Statement on allegations in News Reports of Inappropriate Child Care at Komanski Most
PODGORICA, March 26th, 2010 - UNICEF expressed concern about allegations in the media of the mistreatment of children in the Komanski Most institution.UNICEF noted that while much had been achieved this decade the work remained unfinished. The allegations, as well as the publication of the CPT report, were a wakeup call to end institutionalisation of children in Montenegro. UNICEF stands ready with other international partners to support speeding up Montenegro’s efforts to bring about reform in this area.
Concerning the situation in Komanski Most, UNICEF and the Government are preparing and implementing plans for the remaining ten children in the institution to be cared for within family or community settings.
Individual assessments of all the children in Bijela Children’s Home and Komanski Most institutions have been conducted and individual care and treatment plans have been developed to improve their social skills and prepare them for reintegration into the family or (in the case of the children from Komanski Most) for their movement into Small Group Homes.
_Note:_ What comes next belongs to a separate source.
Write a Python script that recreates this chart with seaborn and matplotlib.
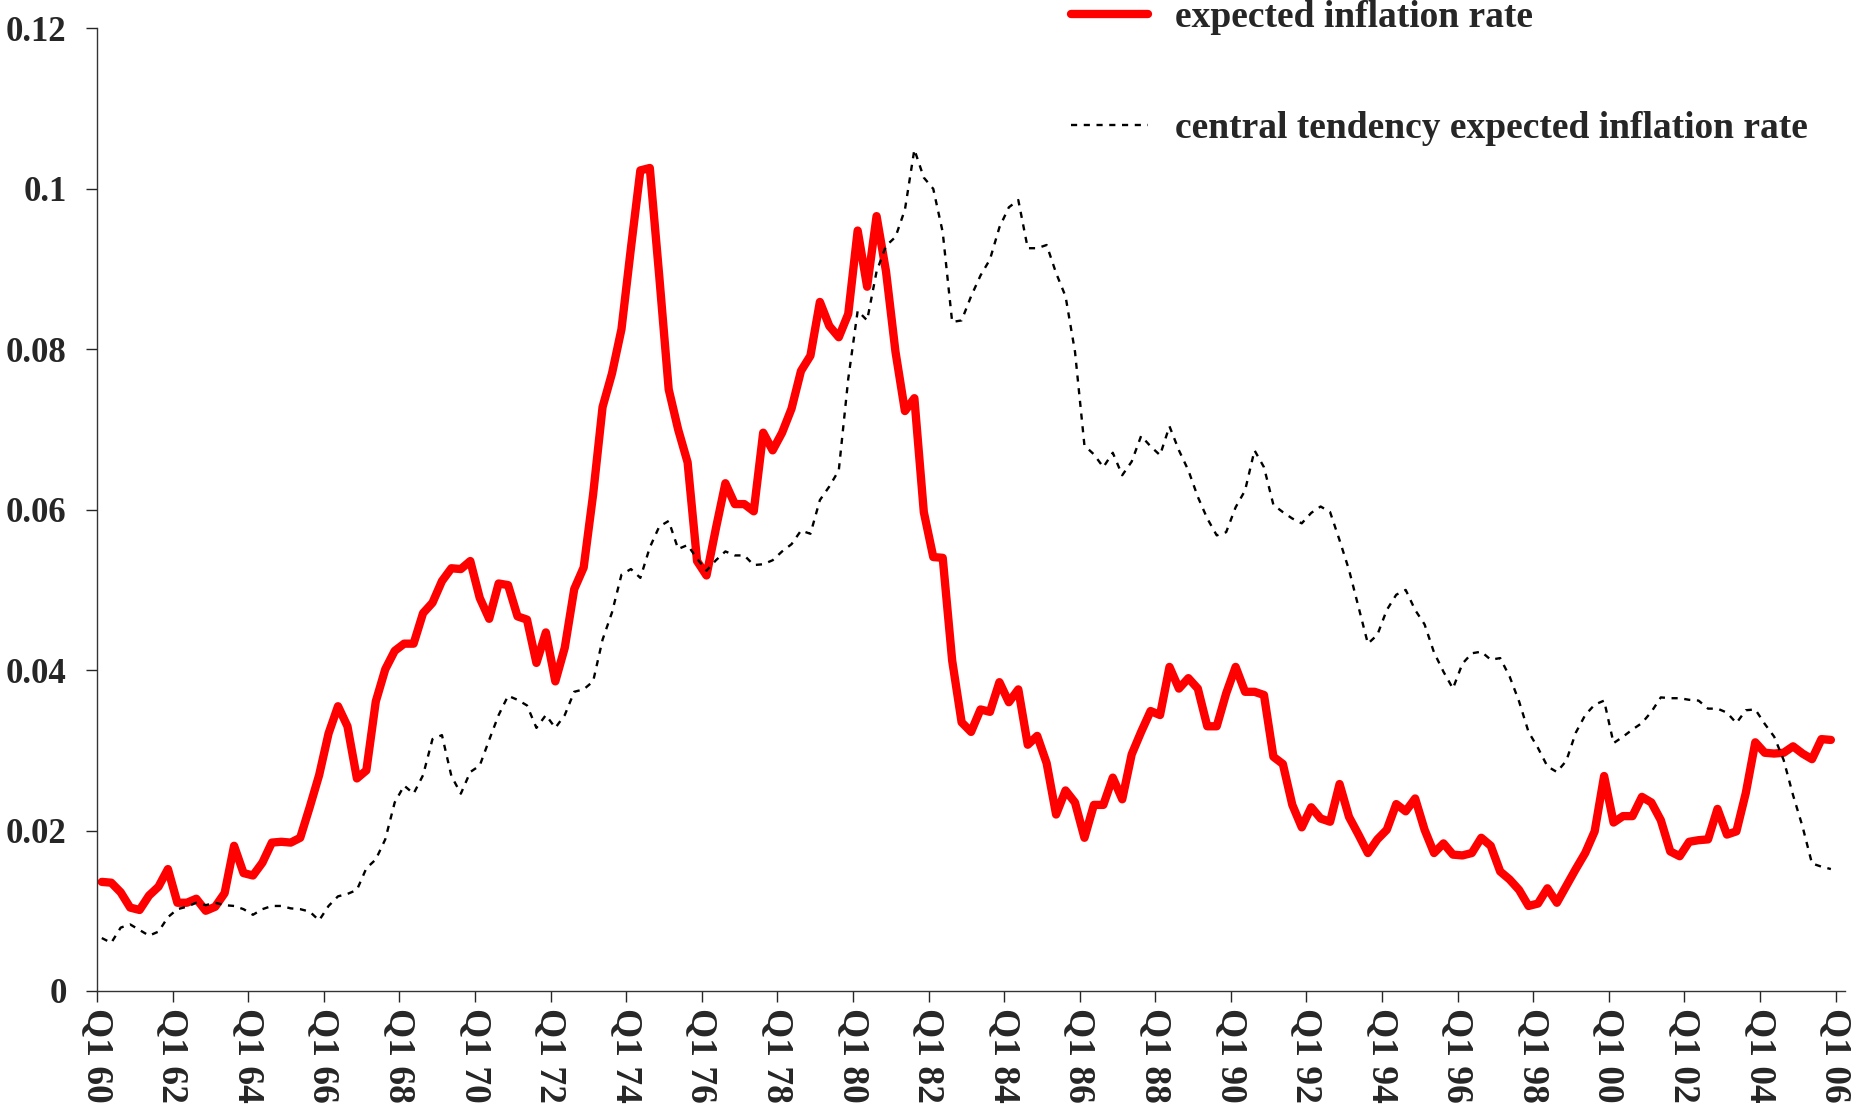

The two Small Group homes will be built with the support of the US Embassy in Montenegro.
“The US, through the US Militaries European Command, will support the children of Komanski Most by providing funds for constructing Small Group Homes in Danilovgrad. We are delighted to contribute to the establishment of a new family-type model that will support the process of reform of the child protection system in Montenegro” says Ambassador Roderick Moore.
UNICEF Representative in Montenegro, Noala Skinner said it was important to make the rights and needs of the ten children the first priority. Great care and caution needed to be taken with the children to ensure their move out of Komanski Most did not endanger them.
Suitably trained and adequate staffing was required, and the children needed to have access educational opportunities, including attendance in classes at appropriate Centres in Podgorica.
“UNICEF is confident that the Komanski Most children will have a better future. The challenge now is to reach every child in this situation in Montenegro so this never happens again,” Skinner said. “UNICEF is working with the Government to develop a comprehensive child care system including the dismantling of institutions.”
The Country Programme Action Plan 2010-2011 signed March 24 by the Minister of Foreign Affairs and the UNICEF Representative aims at increasing the percentage of children and families having access to family and community-based alternatives to institutionalization.
The implementation of this programme will enhance support to biological families for prevention of separation and for formal child care in line with international standards. This will be achieved through the transformation of residential institutions and the development of local capacities for provision of family support and family substitute services.
An example of this is the UNICEF supported Day Care Centre for Children with disabilities in Bijelo Polje that is now being replicated across Montenegro.
“UNICEF welcomes the expansion of the network of Day Care Centres in the country, and urges complete coverage, with Centres in every municipality” says the UNICEF Representative.
Substantial support for child care system reform is also envisaged by the European Union which attaches specific importance to child protection (including de-institutionalization) in the accession process.
“ In the case of previous enlargement of the EU, reforming the child protection system was an important milestone on the road to the European Union and it will be no less important for Montenegro" says Clive Rumbold, Acting Head of the EU Delegation to Montenegro
The overarching reform is to provide assistance to families needing support to care for their children. UNICEF believes that the best environment for raising children is within a loving and supportive family. Alternative means of caring for a child should only be considered when, despite this assistance, a child’s family is unavailable and unable to care for him or her. For children who cannot be raised by their own families, an appropriate alternative family environment should be sought in preference to institutional care. This can include small group facilities. But placing a child in any kind of institution should be a last resort and for the shortest time possible.
“There is much to be done to develop a continuum of child and social protection services, and UNICEF is fully committed to supporting child protection reform” says Ms. Skinner.